Some Hamas prisoners oppose the elections, citing the difficulty in communication across different wards and prisons as well as the constant danger of the IPS foiling the elections. So far, the Hamas leadership has managed to overcome these obstacles in several ways. Communication between prisoners is maintained through mobile phones smuggled in and messages are conveyed by lawyers and via secret channels. 

Hamas leader and former prisoner Mahmoud Mardawi told Al-Monitor that electing the prison leadership body is done as democratically as all the movement’s processes.

Mardawi went on, "The leadership body for Hamas prisoners is an essential component of the Hamas leadership in general,” he said. “No decision is made without its participation.”

Prisoners from Hamas and other Palestinian organizations have always played a role in the internal Palestinian reconciliation process. In 2006, leaders of factions in Israeli prisons issued a national conciliation document known as the Prisoners' Document, offering a plan to reconcile the factions and form a government of national unity. 

Of note, Hamas' first general leadership included some prisoners to participate in Hamas’ electoral lists in the 2006 legislative elections.
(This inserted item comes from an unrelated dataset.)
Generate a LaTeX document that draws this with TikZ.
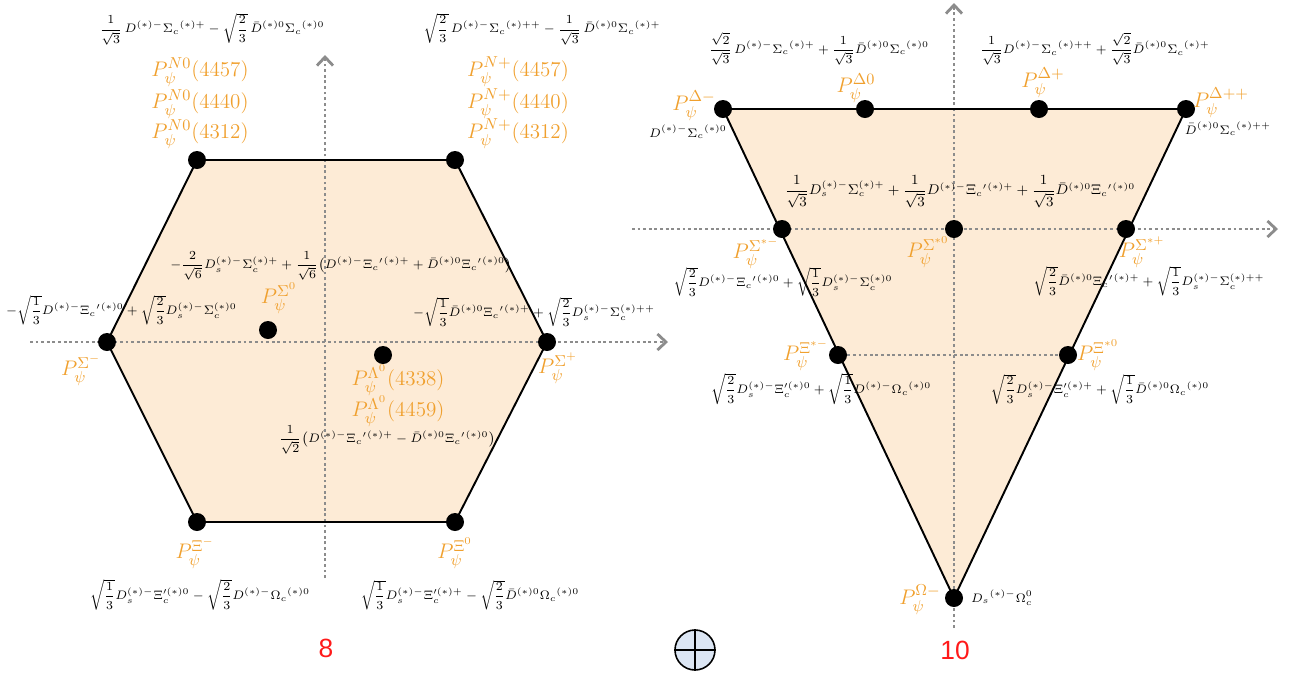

Hamas won the elections that year and consequently took control of the Gaza Strip. 

Alaa al-Rimawi, a former prisoner and the director of Al-Quds Center for Israeli and Palestinian Studies in Ramallah, told Al-Monitor, “By conducting the election process and announcing the winners, Hamas aims to create a state of organizational discipline among its members in Israeli prisons and create an elected body that can ensure communication between the movement outside the prisons and the prisoners.”

He pointed out that Hamas also wants to send a message to the West and Israel that it manages its organizational affairs democratically. “Hamas gives young leaders the opportunity to become active in partisan work. The majority of the members of the newly elected body are young men,” he added.